US 12,189,468 B2
Cloud scale server reliability management
Theodros Yigzaw, Sherwood, OR (US); John Holm, Beaverton, OR (US); Subhankar Panda, Portland, OR (US); Hugo Enrique Gonzalez Chavero, Tlaquepaque (MX); Satyaprakash Nanda, Portland, OR (US); Omar Avelar Suarez, Zapopan (MX); and Guarav Porwal, Portland, OR (US)
Assigned to Intel Corporation, Santa Clara, CA (US)
Filed by Intel Corporation, Santa Clara, CA (US)
Filed on May 27, 2021, as Appl. No. 17/332,302.
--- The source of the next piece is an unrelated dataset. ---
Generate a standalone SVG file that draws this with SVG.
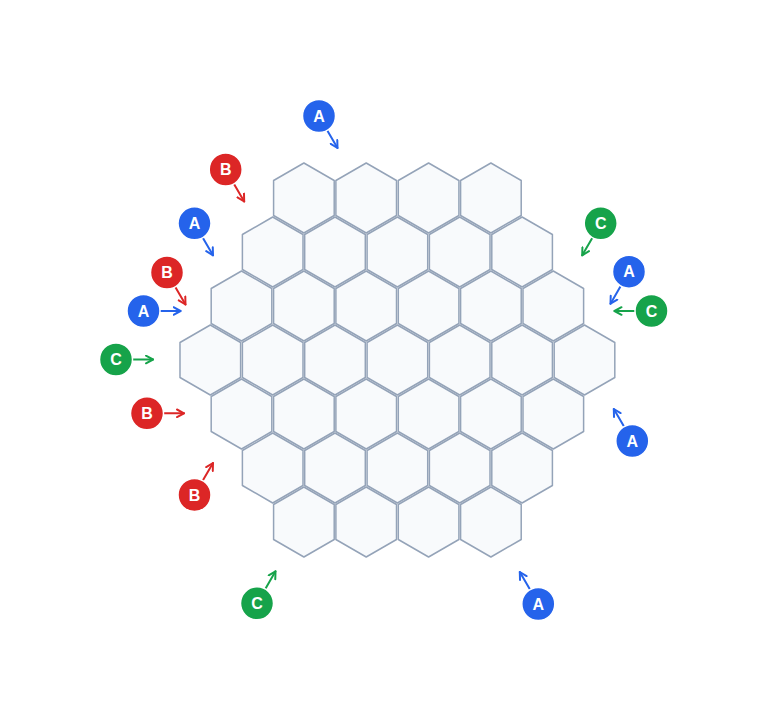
<svg xmlns="http://www.w3.org/2000/svg" xmlns:xlink="http://www.w3.org/1999/xlink" width="768" height="720" viewBox="0 0 768 720">
<style>
.tile{fill:#f8fafc;stroke:#94a3b8;stroke-width:1.5;stroke-linejoin:round}
.port circle{stroke:#ffffff;stroke-width:1.5}
.port text{fill:#ffffff;font-family:"Liberation Sans",Arial,sans-serif;font-weight:bold;font-size:16px;text-anchor:middle}
.pa circle{fill:#2563eb}
.pb circle{fill:#dc2626}
.pc circle{fill:#16a34a}
.conn line{stroke-width:2;fill:none;stroke-linecap:round}
.ca{stroke:#2563eb}
.cb{stroke:#dc2626}
.cc{stroke:#16a34a}
</style>
<defs>
<polygon id="hex" points="0,-35 30.31,-17.5 30.31,17.5 0,35 -30.31,17.5 -30.31,-17.5"/>
<marker id="ma" viewBox="-8 -5 10 10" markerWidth="10" markerHeight="10" refX="0" refY="0" orient="auto" markerUnits="userSpaceOnUse"><path d="M-7,-3.8 L0,0 L-7,3.8" fill="none" stroke="#2563eb" stroke-width="2" stroke-linecap="round" stroke-linejoin="round"/></marker>
<marker id="mb" viewBox="-8 -5 10 10" markerWidth="10" markerHeight="10" refX="0" refY="0" orient="auto" markerUnits="userSpaceOnUse"><path d="M-7,-3.8 L0,0 L-7,3.8" fill="none" stroke="#dc2626" stroke-width="2" stroke-linecap="round" stroke-linejoin="round"/></marker>
<marker id="mc" viewBox="-8 -5 10 10" markerWidth="10" markerHeight="10" refX="0" refY="0" orient="auto" markerUnits="userSpaceOnUse"><path d="M-7,-3.8 L0,0 L-7,3.8" fill="none" stroke="#16a34a" stroke-width="2" stroke-linecap="round" stroke-linejoin="round"/></marker>
</defs>
<rect width="768" height="720" fill="#ffffff"/>
<g id="board" class="tile">
<use id="t-3-0" href="#hex" x="303.9" y="198"/>
<use id="t-3-1" href="#hex" x="366.2" y="198"/>
<use id="t-3-2" href="#hex" x="428.6" y="198"/>
<use id="t-3-3" href="#hex" x="490.9" y="198"/>
<use id="t-2-0" href="#hex" x="272.7" y="252"/>
<use id="t-2-1" href="#hex" x="335.0" y="252"/>
<use id="t-2-2" href="#hex" x="397.4" y="252"/>
<use id="t-2-3" href="#hex" x="459.7" y="252"/>
<use id="t-2-4" href="#hex" x="522.1" y="252"/>
<use id="t-1-0" href="#hex" x="241.5" y="306"/>
<use id="t-1-1" href="#hex" x="303.9" y="306"/>
<use id="t-1-2" href="#hex" x="366.2" y="306"/>
<use id="t-1-3" href="#hex" x="428.6" y="306"/>
<use id="t-1-4" href="#hex" x="490.9" y="306"/>
<use id="t-1-5" href="#hex" x="553.3" y="306"/>
<use id="t0-0" href="#hex" x="210.3" y="360"/>
<use id="t0-1" href="#hex" x="272.7" y="360"/>
<use id="t0-2" href="#hex" x="335.0" y="360"/>
<use id="t0-3" href="#hex" x="397.4" y="360"/>
<use id="t0-4" href="#hex" x="459.7" y="360"/>
<use id="t0-5" href="#hex" x="522.1" y="360"/>
<use id="t0-6" href="#hex" x="584.5" y="360"/>
<use id="t1-0" href="#hex" x="241.5" y="414"/>
<use id="t1-1" href="#hex" x="303.9" y="414"/>
<use id="t1-2" href="#hex" x="366.2" y="414"/>
<use id="t1-3" href="#hex" x="428.6" y="414"/>
<use id="t1-4" href="#hex" x="490.9" y="414"/>
<use id="t1-5" href="#hex" x="553.3" y="414"/>
<use id="t2-0" href="#hex" x="272.7" y="468"/>
<use id="t2-1" href="#hex" x="335.0" y="468"/>
<use id="t2-2" href="#hex" x="397.4" y="468"/>
<use id="t2-3" href="#hex" x="459.7" y="468"/>
<use id="t2-4" href="#hex" x="522.1" y="468"/>
<use id="t3-0" href="#hex" x="303.9" y="522"/>
<use id="t3-1" href="#hex" x="366.2" y="522"/>
<use id="t3-2" href="#hex" x="428.6" y="522"/>
<use id="t3-3" href="#hex" x="490.9" y="522"/>
</g>
<g id="connectors" class="conn">
<line class="ca" x1="327" y1="129.9" x2="337.5" y2="148" marker-end="url(#ma)"/>
<line class="cb" x1="233.7" y1="183.4" x2="244.2" y2="201.5" marker-end="url(#mb)"/>
<line class="ca" x1="202.5" y1="237.2" x2="213" y2="255.3" marker-end="url(#ma)"/>
<line class="cb" x1="175" y1="286.4" x2="185.5" y2="304.5" marker-end="url(#mb)"/>
<line class="ca" x1="159.5" y1="311" x2="180.5" y2="311" marker-end="url(#ma)"/>
<line class="cc" x1="132" y1="359.5" x2="153" y2="359.5" marker-end="url(#mc)"/>
<line class="cb" x1="163" y1="413.3" x2="184" y2="413.3" marker-end="url(#mb)"/>
<line class="cb" x1="202.5" y1="481.1" x2="213" y2="463" marker-end="url(#mb)"/>
<line class="cc" x1="265" y1="589.4" x2="275.5" y2="571.3" marker-end="url(#mc)"/>
<line class="ca" x1="530.3" y1="590.1" x2="519.8" y2="572" marker-end="url(#ma)"/>
<line class="ca" x1="624.3" y1="427.1" x2="613.8" y2="409" marker-end="url(#ma)"/>
<line class="cc" x1="635.5" y1="311" x2="614.5" y2="311" marker-end="url(#mc)"/>
<line class="ca" x1="621" y1="285.6" x2="610.5" y2="303.7" marker-end="url(#ma)"/>
<line class="cc" x1="592.7" y1="237.2" x2="582.2" y2="255.3" marker-end="url(#mc)"/>
</g>
<g id="port-1" class="port pa"><circle cx="319" cy="116" r="16.5"/><text x="319" y="121.7">A</text></g>
<g id="port-2" class="port pb"><circle cx="225.7" cy="169.5" r="16.5"/><text x="225.7" y="175.2">B</text></g>
<g id="port-3" class="port pa"><circle cx="194.5" cy="223.3" r="16.5"/><text x="194.5" y="229">A</text></g>
<g id="port-4" class="port pb"><circle cx="167" cy="272.5" r="16.5"/><text x="167" y="278.2">B</text></g>
<g id="port-5" class="port pa"><circle cx="143.5" cy="311" r="16.5"/><text x="143.5" y="316.7">A</text></g>
<g id="port-6" class="port pc"><circle cx="116" cy="359.5" r="16.5"/><text x="116" y="365.2">C</text></g>
<g id="port-7" class="port pb"><circle cx="147" cy="413.3" r="16.5"/><text x="147" y="419">B</text></g>
<g id="port-8" class="port pb"><circle cx="194.5" cy="495" r="16.5"/><text x="194.5" y="500.7">B</text></g>
<g id="port-9" class="port pc"><circle cx="257" cy="603.3" r="16.5"/><text x="257" y="609">C</text></g>
<g id="port-10" class="port pa"><circle cx="538.3" cy="604" r="16.5"/><text x="538.3" y="609.7">A</text></g>
<g id="port-11" class="port pa"><circle cx="632.3" cy="441" r="16.5"/><text x="632.3" y="446.7">A</text></g>
<g id="port-12" class="port pc"><circle cx="651.5" cy="311" r="16.5"/><text x="651.5" y="316.7">C</text></g>
<g id="port-13" class="port pa"><circle cx="629" cy="271.7" r="16.5"/><text x="629" y="277.4">A</text></g>
<g id="port-14" class="port pc"><circle cx="600.7" cy="223.3" r="16.5"/><text x="600.7" y="229">C</text></g>
</svg>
Prior Publication US 2021/0286667 A1, Sep. 16, 2021
Int. Cl. G06F 11/07 (2006.01)
CPC G06F 11/0793 (2013.01) [G06F 11/0751 (2013.01); G06F 11/0772 (2013.01)] 14 Claims
OG exemplary drawing
 
1. An electronic apparatus, comprising:
one or more substrates; and
a controller coupled to the one or more substrates, the controller including circuitry which is configured to execute firmware instructions to coordinate a management of a memory subsystem with an operating system (OS) which is to be executed with a host processor of a platform which is to comprise the controller and the memory subsystem, wherein the circuitry to coordinate the management comprises the circuitry to:
proactively provide to the OS a notification of a failure event at the memory subsystem;
receive a communication from the OS which indicates that, based on the notification, the OS is to temporarily map out a page of the memory subsystem which is related to the failure event;
in response to the communication:
release the page of the memory subsystem; and
initiate a self-repair action for the page; and
report to the OS a status of the self-repair action;
wherein the OS is to determine, based on the status, whether the page is to be reclaimed.